Critics offer their own design

Expanding further on the need for a more responsible design was Mr. Lusk, taking it upon himself to craft an alternative draft for how the “Belvedere at Thames Street” could look.

In his version, the parking garage was retained — offering 34 spaces instead of 49 — but it no longer took over the attention of the first floor. That instead was reserved for additional commercial and retail space, not counting the already proposed restaurant use. While features like the amenity deck remained, Mr. Lusk’s plans lowered the total number of units from 20 to 9, some of which would feature loft-style living.

Overall, the set of plans, Mr. Lusk claimed, achieve a smaller-scale design with less lot coverage and density while still maintaining economic feasibility.

“We want to design the right thing for the property that best benefits our community,” Mr. Lusk said.

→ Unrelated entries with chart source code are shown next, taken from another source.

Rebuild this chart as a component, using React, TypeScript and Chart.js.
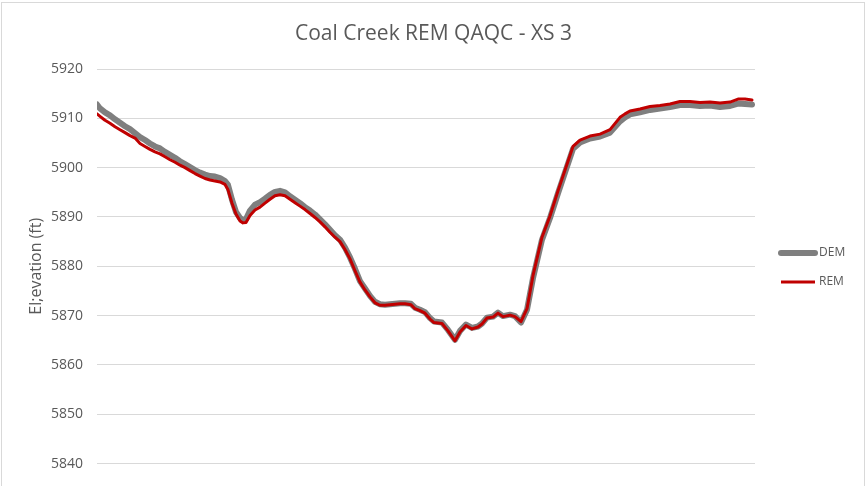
import React, { useEffect, useRef } from "react";
import { Chart, registerables } from "chart.js";

Chart.register(...registerables);

// Distance along the cross-section (arbitrary units)
const stations = [
  0, 3, 8, 13, 18, 23, 28, 33, 38, 43, 48, 53, 58, 63, 68, 73, 78, 83, 88, 93,
  98, 103, 108, 113, 118, 123, 128, 131, 135, 139, 143, 146, 149, 153, 158, 163, 168, 173, 178, 183,
  188, 193, 198, 203, 208, 213, 218, 223, 228, 233, 238, 243, 248, 253, 258, 263, 268, 273, 278, 283,
  288, 293, 298, 303, 308, 314, 318, 323, 328, 333, 337, 345, 351, 358, 363, 369, 375, 381, 385, 390,
  396, 401, 406, 413, 418, 424, 430, 436, 445, 453, 461, 470, 476, 483, 493, 503, 513, 523, 528, 533,
  543, 553, 563, 573, 583, 593, 603, 613, 623, 633, 641, 648, 655,
];

const demValues = [
  5912.8, 5912.0, 5911.2, 5910.6, 5909.8, 5909.1, 5908.4, 5907.8, 5907.0, 5906.2,
  5905.6, 5904.9, 5904.3, 5903.9, 5903.2, 5902.6, 5902.0, 5901.3, 5900.7, 5900.1,
  5899.5, 5899.0, 5898.6, 5898.3, 5898.2, 5897.9, 5897.3, 5896.5, 5893.5, 5891.0,
  5889.8, 5889.4, 5889.6, 5891.3, 5892.5, 5893.0, 5893.7, 5894.5, 5895.1, 5895.3,
  5895.0, 5894.2, 5893.5, 5892.8, 5892.0, 5891.3, 5890.5, 5889.5, 5888.5, 5887.4,
  5886.3, 5885.4, 5883.8, 5881.8, 5879.5, 5877.0, 5875.5, 5874.0, 5872.8, 5872.3,
  5872.2, 5872.3, 5872.4, 5872.5, 5872.5, 5872.4, 5871.6, 5871.2, 5870.7, 5869.5,
  5868.8, 5868.6, 5867.1, 5865.1, 5866.9, 5868.2, 5867.5, 5867.8, 5868.4, 5869.6,
  5869.8, 5870.6, 5869.9, 5870.2, 5869.9, 5868.6, 5871.2, 5877.6, 5885.4, 5889.8,
  5894.8, 5900.2, 5903.8, 5905.1, 5905.9, 5906.3, 5907.1, 5909.4, 5910.2, 5910.8,
  5911.2, 5911.7, 5912.0, 5912.3, 5912.7, 5912.7, 5912.5, 5912.6, 5912.3, 5912.5,
  5913.0, 5912.9, 5912.8,
];

const remValues = [
  5910.9, 5910.4, 5909.6, 5909.0, 5908.3, 5907.7, 5907.1, 5906.5, 5906.0, 5904.9,
  5904.3, 5903.7, 5903.2, 5902.8, 5902.2, 5901.6, 5901.1, 5900.5, 5900.0, 5899.4,
  5898.8, 5898.3, 5897.8, 5897.5, 5897.3, 5897.1, 5896.6, 5895.5, 5892.8, 5890.6,
  5889.2, 5888.8, 5888.9, 5890.3, 5891.4, 5892.0, 5892.8, 5893.6, 5894.3, 5894.5,
  5894.3, 5893.6, 5892.9, 5892.2, 5891.5, 5890.7, 5889.9, 5889.0, 5888.0, 5886.9,
  5885.9, 5885.0, 5883.4, 5881.5, 5879.1, 5876.8, 5875.2, 5873.8, 5872.6, 5872.1,
  5872.1, 5872.2, 5872.3, 5872.4, 5872.4, 5872.2, 5871.4, 5871.0, 5870.5, 5869.3,
  5868.6, 5868.4, 5866.9, 5864.9, 5866.7, 5868.0, 5867.3, 5867.7, 5868.3, 5869.5,
  5869.7, 5870.5, 5869.8, 5870.1, 5869.8, 5868.8, 5871.4, 5878.1, 5885.9, 5890.2,
  5895.3, 5900.7, 5904.3, 5905.6, 5906.4, 5906.8, 5907.7, 5910.2, 5910.9, 5911.5,
  5911.9, 5912.4, 5912.6, 5912.9, 5913.4, 5913.4, 5913.2, 5913.3, 5913.1, 5913.3,
  5913.9, 5913.9, 5913.7,
];

const seriesNames = ["DEM", "REM"];
const chartTitle = "Coal Creek REM QAQC - XS 3";
const yAxisTitle = "El;evation (ft)";
const yMin = 5840;
const yMax = 5920;
const yStep = 10;

const TEXT = "#595959";
const GRID = "#d9d9d9";
const DEM_COLOR = "#7f7f7f";
const REM_COLOR = "#c00000";
const FONT = "'Open Sans', 'DejaVu Sans', sans-serif";

const framePlugin = {
  id: "frame",
  beforeDraw(chart: any) {
    const ctx = chart.ctx;
    ctx.save();
    ctx.fillStyle = "#ffffff";
    ctx.fillRect(0, 0, chart.width, chart.height);
    ctx.strokeStyle = GRID;
    ctx.lineWidth = 1;
    ctx.strokeRect(1.5, 2.5, 863, chart.height + 10);
    ctx.restore();
  },
};

const legendPlugin = {
  id: "sideLegend",
  afterDraw(chart: any) {
    const ctx = chart.ctx;
    const x0 = chart.chartArea.right + 26;
    const entries = [
      { label: seriesNames[0], color: DEM_COLOR, width: 6, cap: "round", y: 253 },
      { label: seriesNames[1], color: REM_COLOR, width: 3, cap: "butt", y: 282 },
    ];
    ctx.save();
    for (const e of entries) {
      ctx.beginPath();
      ctx.strokeStyle = e.color;
      ctx.lineWidth = e.width;
      ctx.lineCap = e.cap;
      ctx.moveTo(x0, e.y);
      ctx.lineTo(x0 + 34, e.y);
      ctx.stroke();
      ctx.fillStyle = TEXT;
      ctx.font = `12px ${FONT}`;
      ctx.textBaseline = "middle";
      ctx.textAlign = "left";
      ctx.fillText(e.label, x0 + 38, e.y);
    }
    ctx.restore();
  },
};

export default function App() {
  const ref = useRef<HTMLCanvasElement | null>(null);

  useEffect(() => {
    document.body.style.margin = "0";
    if (!ref.current) return;
    const dem = stations.map((s, i) => ({ x: s, y: demValues[i] }));
    const rem = stations.map((s, i) => ({ x: s, y: remValues[i] }));
    const chart = new Chart(ref.current, {
      type: "line",
      data: {
        datasets: [
          {
            label: seriesNames[0],
            data: dem,
            borderColor: DEM_COLOR,
            backgroundColor: DEM_COLOR,
            borderWidth: 6,
            pointRadius: 0,
            tension: 0,
            borderJoinStyle: "round",
            borderCapStyle: "round",
            order: 2,
          },
          {
            label: seriesNames[1],
            data: rem,
            borderColor: REM_COLOR,
            backgroundColor: REM_COLOR,
            borderWidth: 3,
            pointRadius: 0,
            tension: 0,
            borderJoinStyle: "round",
            borderCapStyle: "round",
            order: 1,
          },
        ],
      },
      options: {
        responsive: false,
        animation: false,
        layout: { padding: { top: 0, left: 0, right: 0, bottom: 20 } },
        plugins: {
          legend: { display: false },
          tooltip: { enabled: false },
          title: {
            display: true,
            text: chartTitle,
            color: TEXT,
            font: { family: FONT, size: 21, weight: "normal" },
            padding: { top: 21, bottom: 22.8 },
          },
        },
        scales: {
          x: {
            type: "linear",
            display: false,
            min: 0,
            max: 658,
          },
          y: {
            min: yMin,
            max: yMax,
            afterFit(scale: any) {
              scale.width = 97;
            },
            ticks: {
              stepSize: yStep,
              color: TEXT,
              padding: 14,
              font: { family: FONT, size: 14 },
              callback: (v: any) => String(v),
            },
            grid: { color: GRID, lineWidth: 1, drawTicks: false },
            border: { display: false },
            title: {
              display: true,
              text: yAxisTitle,
              color: TEXT,
              font: { family: FONT, size: 16 },
              padding: { top: 27, bottom: 0 },
            },
          },
          legendSpace: {
            type: "linear",
            position: "right",
            display: true,
            min: yMin,
            max: yMax,
            afterFit(scale: any) {
              scale.width = 112;
            },
            ticks: { display: false },
            grid: { display: false, drawTicks: false },
            border: { display: false },
          },
        },
      },
      plugins: [framePlugin, legendPlugin],
    });
    return () => chart.destroy();
  }, []);

  return <canvas ref={ref} width={867} height={486} style={{ display: "block" }} />;
}
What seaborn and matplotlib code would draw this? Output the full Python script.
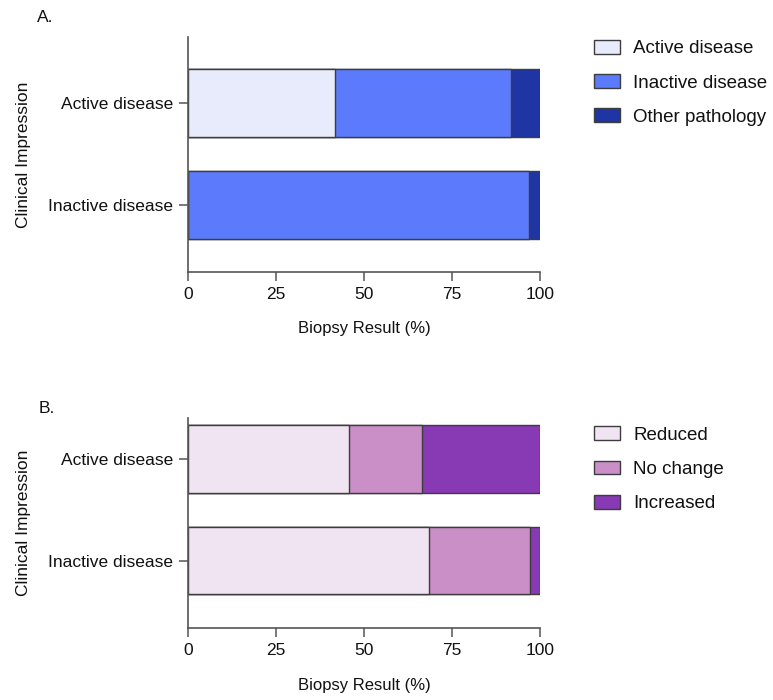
import numpy as np
import matplotlib
matplotlib.use("Agg")
import matplotlib.pyplot as plt
from matplotlib.patches import Patch
import seaborn as sns

# data (percent of biopsies)
impressions = ["Active disease", "Inactive disease"]

result_labels = ["Active disease", "Inactive disease", "Other pathology"]
result_active = [41.7, 50.0, 8.3]
result_inactive = [0.0, 97.0, 3.0]
result_colors = ["#E8EBFB", "#5C7BFC", "#1F35A3"]

change_labels = ["Reduced", "No change", "Increased"]
change_active = [45.8, 20.8, 33.4]
change_inactive = [68.6, 28.5, 2.9]
change_colors = ["#F0E4F2", "#C98FC6", "#8839B4"]

sns.set_theme(style="ticks")
plt.rcParams["font.family"] = ["Liberation Sans", "DejaVu Sans"]
plt.rcParams["text.color"] = "#111111"
plt.rcParams["axes.labelcolor"] = "#111111"
plt.rcParams["xtick.labelcolor"] = "#111111"
plt.rcParams["ytick.labelcolor"] = "#111111"

EDGE = "#3d3d3d"


def stacked_panel(ax, active, inactive, labels, colors, ylim, legend_top):
    vals = np.array([active, inactive])
    cum = np.cumsum(vals, axis=1)
    # draw cumulative totals from the longest down so each segment shows
    for i in range(len(labels) - 1, -1, -1):
        sns.barplot(x=cum[:, i], y=impressions, orient="h", color=colors[i],
                    width=0.66, edgecolor=EDGE, linewidth=1.0, saturation=1,
                    ax=ax)
    ax.set_xlim(0, 100)
    ax.set_ylim(*ylim)
    ax.set_xticks([0, 25, 50, 75, 100])
    ax.tick_params(axis="both", labelsize=12.5, length=6.5, width=1.1,
                   color="#555555", pad=4)
    for s in ["top", "right"]:
        ax.spines[s].set_visible(False)
    for s in ["left", "bottom"]:
        ax.spines[s].set_color("#555555")
        ax.spines[s].set_linewidth(1.2)
    ax.set_xlabel("Biopsy Result (%)", fontsize=12)
    ax.set_ylabel("Clinical Impression", fontsize=12.5)
    handles = [Patch(facecolor=c, edgecolor=EDGE, linewidth=1.0) for c in colors]
    ax.legend(handles, labels, loc="upper left",
              bbox_to_anchor=(0.768, legend_top), bbox_transform=fig.transFigure,
              frameon=False, fontsize=13.5, borderaxespad=0, borderpad=0,
              handlelength=1.4, handleheight=0.75, handletextpad=0.7,
              labelspacing=0.9)


fig = plt.figure(figsize=(7.73, 7.0), dpi=100)
ax_a = fig.add_axes([0.2432, 0.6114, 0.4554, 0.3357])
ax_b = fig.add_axes([0.2432, 0.1029, 0.4554, 0.3000])

stacked_panel(ax_a, result_active, result_inactive, result_labels,
              result_colors, (1.657, -0.647), 0.943)
stacked_panel(ax_b, change_active, change_inactive, change_labels,
              change_colors, (1.662, -0.403), 0.391)

ax_a.xaxis.set_label_coords(0.5, -0.2085)
ax_b.xaxis.set_label_coords(0.5, -0.238)
ax_a.yaxis.set_label_coords(-0.445, 0.5)
ax_b.yaxis.set_label_coords(-0.445, 0.5)

fig.text(0.048, 0.975, "A.", fontsize=12.5, va="center")
fig.text(0.050, 0.417, "B.", fontsize=12.5, va="center")

fig.savefig("out.png", dpi=100)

It was testimony that Mr. Kelly scoffed at, likening Mr. Lusk’s designs to “a sketch on the back of a napkin,” while accusing the opposition of comparing apples to oranges. Mr. MacGillivray, meanwhile, disagreed, feeling it to be relevant that the board know other options could exist for the corner lot property that are fully viable and more in tune with the surrounding historic character.

“What we’re saying is, you don’t have to do an apple, you can also do an orange, and the orange looks better,” he said. “That’s the whole point.”

Some board members, however, appeared skeptical of Mr. Lusk and MacGillivray’s argument. Though Mr. Stachura had earlier pointed out that the need for 14 variances should itself raise an alarm, Mr. Lusk’s alternative design would still require up to 13.

“So fourteen’s out of the question, but 12, 13 is fine?” Chairman Joseph Asciola questioned.

Preserving character

The way that both Mr. DeLeo and Ms. Bergenholtz see it, however, a design like Mr. Lusk’s varied where it really mattered, stripping the structure of its excess density and lot coverage. They worried about how the “hulking” Belvedere structure would impact not only their own neighboring properties, but the overall character of the waterfront district as a whole.

“This development will absolutely ruin the last preserved part of the working man’s waterfront,” said Ms. Bergenholtz.

Mr. DeLeo took it a step further, feeling that Mr. Roiter is so largely motivated by achieving maximum financial gain that he ignores the integrity of the zoning laws.

Once Mr. DeLeo began bringing up past statement’s made about Mr. Roiter’s work ethic and his stance on prior projects, however, Mr. Kelly drew a line, claiming his client was being unnecessarily targeted by ‘smear tactics’ under Mr. MacGillivray’s guidance.

“I’m surprised that this attorney’s witness would stoop this low,” he said.

Chairman Asciola ultimately agreed, eventually removing some of Mr. DeLeo’s exhibit from the record due to its irrelevance to the case.

A split community

For the first time that night, members of the public were also able to speak to the board, advocating both for and against the proposed development.

Those in favor applauded Mr. Roiter’s efforts, feeling as if his addition of a residential and commercial structure would offer an economic boost to Bristol.

“I would look out at the Belvedere property daily and hope that, at one point, a project like this would be proposed,” said Lynn Shaw, owner of the recently shuttered Harbor Bath & Body.

They likened its approval to being the first step toward establishing a vibrant waterfront district, similar to what towns like Warren have already achieved. Those on the opposing side, however, see such a move as a nail in the coffin, fearing the start of an overly developed and commercialized community like Newport.

“It fills me with horror,” said Halsey Herreshoff.

In the end, Keith Maloney just hoped that whichever way the Zoning Board opts to vote, it would still be a decision they could stand behind decades down the road.

“I hope, 10 or 15 years from now, you can say that you did the right thing,” he said.

That decision, however, will have to wait, as board members voted to close the public hearing and continue to a special meeting, slated for Monday, Aug. 5, at 7 p.m. in town council chambers.